Я выехал в Хельсинки в сопровождении Лебедя. Лебедь передал меня на попечение Полуведько и тут же возвратился в Харьков через Москву. Полуведько, ничего не знавший о моей истинной работе, регулярно посылал обо мне отчеты в НКВД через Зою Воскресенскую-Рыбкину, отвечавшую за связь с ним. Мне надо было дать Центру знать, что со мной все в порядке, и, как условились заранее, я написал записку своей “девушке”, а затем порвал ее и бросил в корзинку для бумаг. Выступив в роли моего невольного помощника, Полуведько собрал обрывки и передал их Зое. А на каком-то этапе Полуведько вообще предложил меня убрать, о чем сообщал в одном из своих донесений, но, к счастью, решение этого вопроса зависело не от него. В Финляндии (а позднее и в Германии) я жил весьма скудно: у меня не было карманных денег, и я постоянно ходил голодный. Полуведько выделял мне всего десять финских марок в день, а их едва хватало на обед — при этом одну монетку надо было оставлять на вечер для газового счетчика, иначе не работали отопление и газовая плита. На тайных встречах между нами, расписание которых было определено перед моим отъездом из Москвы, Зоя Рыбкина и ее муж Борис Рыбкин, резидент в Финляндии, руководивший моей разведдеятельностью в этой стране, приносили бутерброды и шоколад. Перед уходом они просматривали содержимое моих карманов, чтобы убедиться, что я не взял с собой никакой еды: ведь это могло провалить нашу “игру”.

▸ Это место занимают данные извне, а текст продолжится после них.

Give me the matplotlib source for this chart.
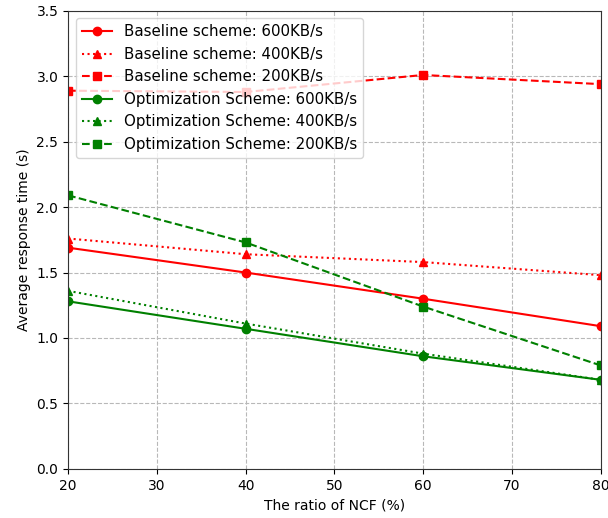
import matplotlib
matplotlib.use("Agg")
import matplotlib.pyplot as plt

# NCF ratio (%)
ncf = [20, 40, 60, 80]

# Average response time (s)
base_600 = [1.69, 1.50, 1.30, 1.09]
base_400 = [1.76, 1.64, 1.58, 1.48]
base_200 = [2.89, 2.88, 3.01, 2.94]
opt_600 = [1.28, 1.07, 0.86, 0.68]
opt_400 = [1.36, 1.11, 0.88, 0.68]
opt_200 = [2.09, 1.73, 1.24, 0.79]

fig = plt.figure(figsize=(6.08, 5.18), dpi=100)
ax = fig.add_axes([0.112, 0.095, 0.876, 0.884])

ax.plot(ncf, base_600, color="red", linestyle="-", marker="o", label="Baseline scheme: 600KB/s")
ax.plot(ncf, base_400, color="red", linestyle=":", marker="^", label="Baseline scheme: 400KB/s")
ax.plot(ncf, base_200, color="red", linestyle="--", marker="s", label="Baseline scheme: 200KB/s")
ax.plot(ncf, opt_600, color="green", linestyle="-", marker="o", label="Optimization Scheme: 600KB/s")
ax.plot(ncf, opt_400, color="green", linestyle=":", marker="^", label="Optimization Scheme: 400KB/s")
ax.plot(ncf, opt_200, color="green", linestyle="--", marker="s", label="Optimization Scheme: 200KB/s")

ax.set_xlim(20, 80)
ax.set_ylim(0, 3.5)
ax.set_xlabel("The ratio of NCF (%)")
ax.set_ylabel("Average response time (s)")
ax.grid(True, linestyle="--", color="#b8b8b8")
for sp in ax.spines.values():
    sp.set_color("#333333")
ax.legend(loc="upper left", fontsize=10.8)

fig.savefig("out.png")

После двух месяцев ожидания в Хельсинки прибыли связные от Коновальца - Грибивский (“Канцлер”) из Праги и Андриевский из Брюсселя. Мы отправились в Стокгольм пароходом.

При посадке мне вручили фальшивый литовский паспорт. Когда прибыли в Стокгольм, всех пассажиров собрали в столовой, и официант начал раздавать прошедшие пограничный контроль паспорта. Поначалу он отказался вернуть мне мой паспорт, заявив, что фото явно не соответствует ори га нал у. Действительно, паспорт был на имя Сциборского, члена Центрального руководства ОУН, украинского активиста, с его фотографией. К счастью, тут вмешался возмущенный Полуведько, пригрозивший официанту и заставивший его вернуть мне документ. После недели пребывания в Стокгольме мы отправились в Германию, где никаких неприятностей с тем же паспортом у меня уже не было. В июне 1936 года прибыли в Берлин, и там я встретился с Коновальцем, который расспрашивал меня обо всем с большим пристрастием. Наша встреча проходила на квартире, находившейся в здании музея этнографии и предоставленной ему германской разведслужбой. В сентябре меня послали на три месяца в нацистскую школу в Лейпциге. Во время учебы я имел возможность познакомиться с оуновским руководством. Слушателей школы, естественно, интересовала моя личность. Однако никаких проблем с моей "легендой" не возникало.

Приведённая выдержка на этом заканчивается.